━━━ SOURCE EXCERPT
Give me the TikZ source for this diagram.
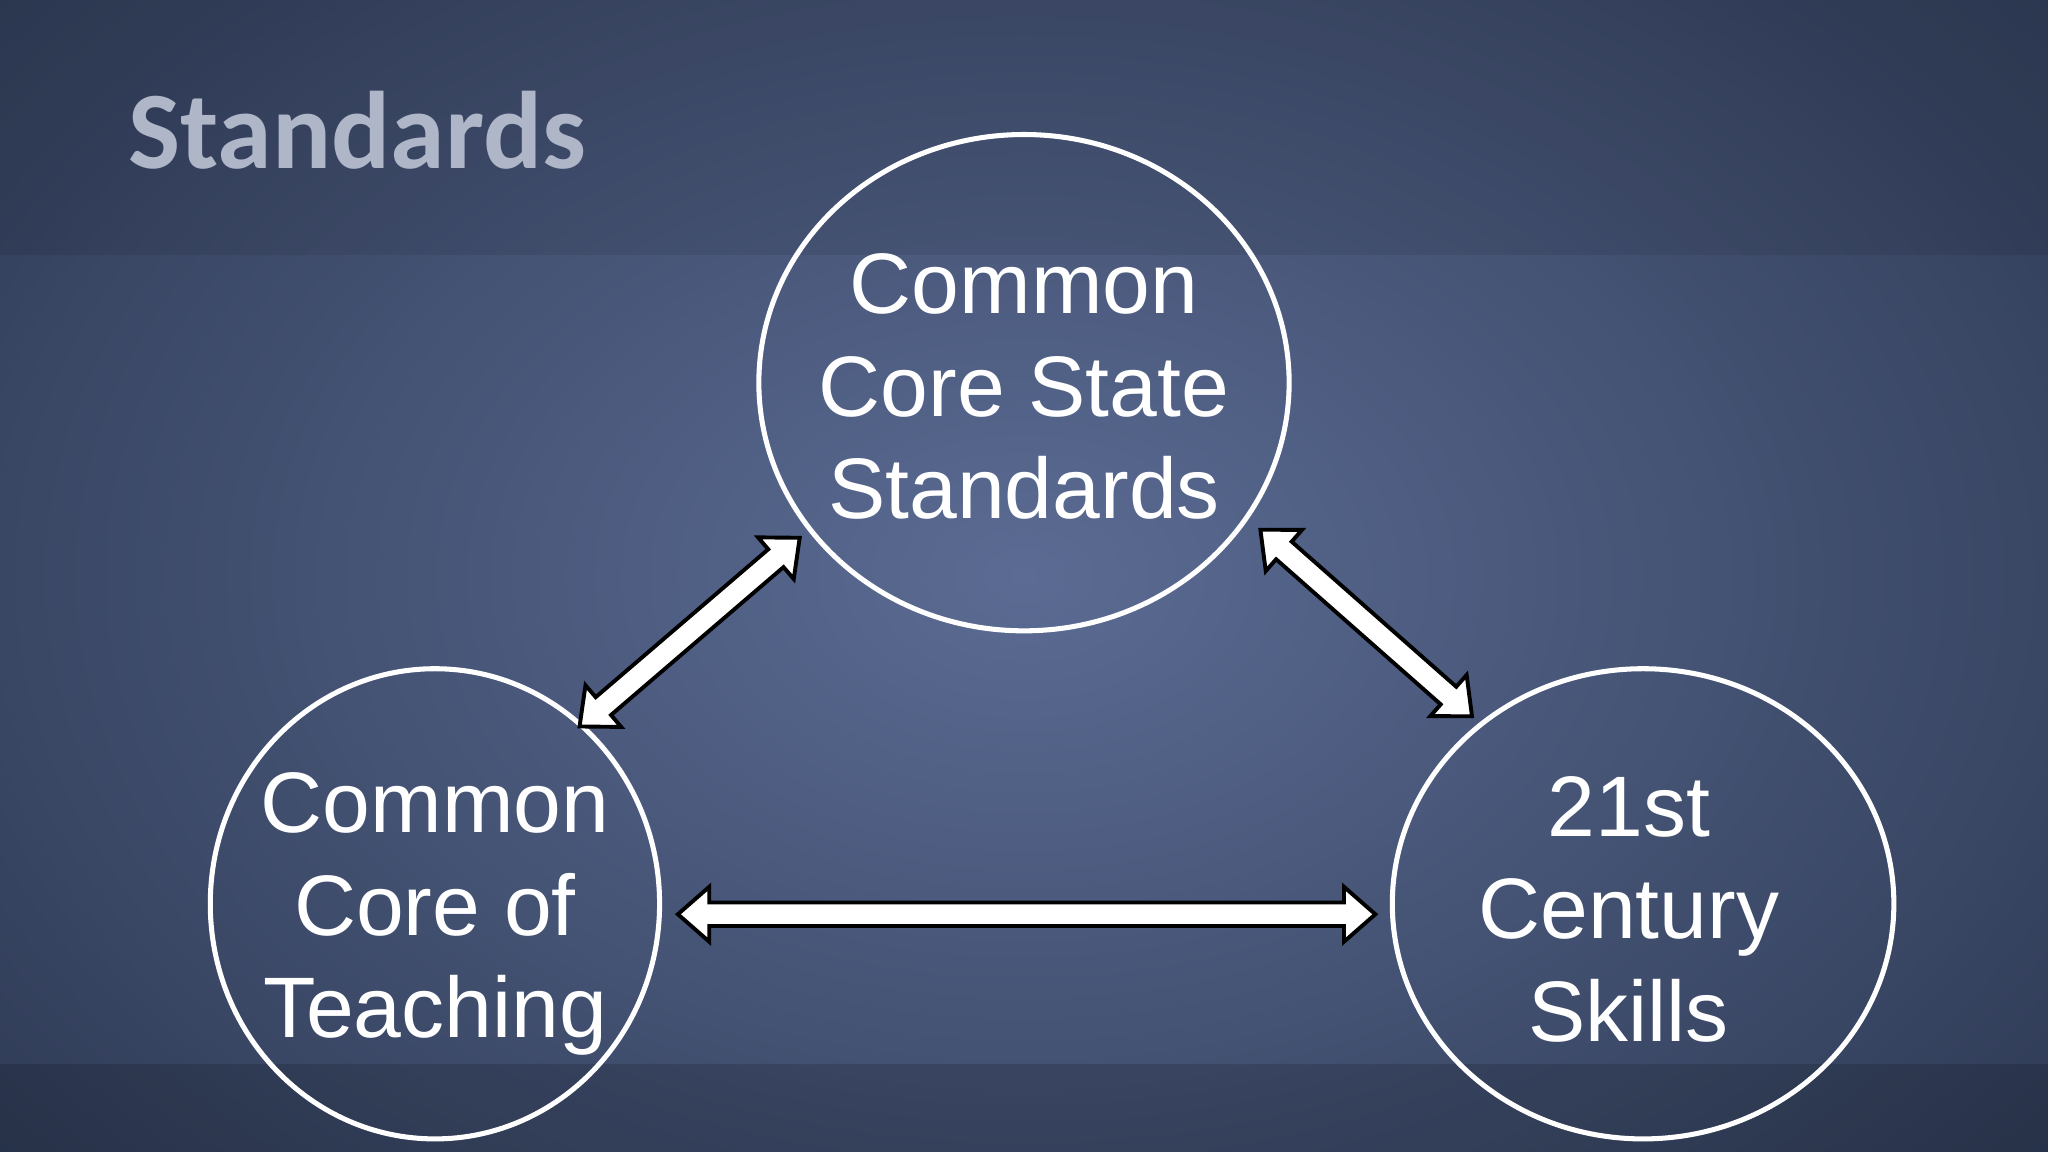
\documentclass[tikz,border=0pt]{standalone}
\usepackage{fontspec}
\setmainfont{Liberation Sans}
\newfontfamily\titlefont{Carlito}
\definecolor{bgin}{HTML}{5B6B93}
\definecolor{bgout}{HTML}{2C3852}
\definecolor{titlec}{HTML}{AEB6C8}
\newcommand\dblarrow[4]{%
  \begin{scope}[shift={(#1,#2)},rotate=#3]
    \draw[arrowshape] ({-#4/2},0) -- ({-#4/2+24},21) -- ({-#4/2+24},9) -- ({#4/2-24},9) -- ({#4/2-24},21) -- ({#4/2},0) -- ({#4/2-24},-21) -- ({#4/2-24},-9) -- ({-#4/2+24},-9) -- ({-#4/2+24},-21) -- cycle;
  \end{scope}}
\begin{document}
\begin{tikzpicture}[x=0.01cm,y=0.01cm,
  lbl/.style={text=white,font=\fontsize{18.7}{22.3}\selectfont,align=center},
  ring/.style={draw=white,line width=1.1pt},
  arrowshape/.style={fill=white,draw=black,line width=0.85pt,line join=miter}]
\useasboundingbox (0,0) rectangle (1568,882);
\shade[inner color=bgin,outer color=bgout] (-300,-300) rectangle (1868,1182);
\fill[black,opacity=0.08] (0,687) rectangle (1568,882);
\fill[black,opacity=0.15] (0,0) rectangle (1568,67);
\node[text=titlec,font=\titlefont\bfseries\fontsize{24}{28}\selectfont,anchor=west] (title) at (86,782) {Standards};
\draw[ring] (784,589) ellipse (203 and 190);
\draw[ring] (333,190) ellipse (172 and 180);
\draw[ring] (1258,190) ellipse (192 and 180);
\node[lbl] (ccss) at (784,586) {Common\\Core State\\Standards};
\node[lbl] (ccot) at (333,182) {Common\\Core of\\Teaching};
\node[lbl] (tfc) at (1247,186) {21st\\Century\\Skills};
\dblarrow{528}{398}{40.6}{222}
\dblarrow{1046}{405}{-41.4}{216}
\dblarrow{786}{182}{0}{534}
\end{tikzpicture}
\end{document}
━━━━━━
Leave out the pictures and print every line of the data exactly.

Give me the TikZ source for this diagram.
\documentclass[tikz,border=0pt]{standalone}
\usepackage{fontspec}
\setmainfont{Liberation Sans}
\newfontfamily\titlefont{Carlito}
\definecolor{bgin}{HTML}{5B6B93}
\definecolor{bgout}{HTML}{2C3852}
\definecolor{titlec}{HTML}{AEB6C8}
\newcommand\dblarrow[4]{%
  \begin{scope}[shift={(#1,#2)},rotate=#3]
    \draw[arrowshape] ({-#4/2},0) -- ({-#4/2+24},21) -- ({-#4/2+24},9) -- ({#4/2-24},9) -- ({#4/2-24},21) -- ({#4/2},0) -- ({#4/2-24},-21) -- ({#4/2-24},-9) -- ({-#4/2+24},-9) -- ({-#4/2+24},-21) -- cycle;
  \end{scope}}
\begin{document}
\begin{tikzpicture}[x=0.01cm,y=0.01cm,
  lbl/.style={text=white,font=\fontsize{18.7}{22.3}\selectfont,align=center},
  ring/.style={draw=white,line width=1.1pt},
  arrowshape/.style={fill=white,draw=black,line width=0.85pt,line join=miter}]
\useasboundingbox (0,0) rectangle (1568,882);
\shade[inner color=bgin,outer color=bgout] (-300,-300) rectangle (1868,1182);
\fill[black,opacity=0.08] (0,687) rectangle (1568,882);
\fill[black,opacity=0.15] (0,0) rectangle (1568,67);
\node[text=titlec,font=\titlefont\bfseries\fontsize{24}{28}\selectfont,anchor=west] (title) at (86,782) {Standards};
\draw[ring] (784,589) ellipse (203 and 190);
\draw[ring] (333,190) ellipse (172 and 180);
\draw[ring] (1258,190) ellipse (192 and 180);
\node[lbl] (ccss) at (784,586) {Common\\Core State\\Standards};
\node[lbl] (ccot) at (333,182) {Common\\Core of\\Teaching};
\node[lbl] (tfc) at (1247,186) {21st\\Century\\Skills};
\dblarrow{528}{398}{40.6}{222}
\dblarrow{1046}{405}{-41.4}{216}
\dblarrow{786}{182}{0}{534}
\end{tikzpicture}
\end{document}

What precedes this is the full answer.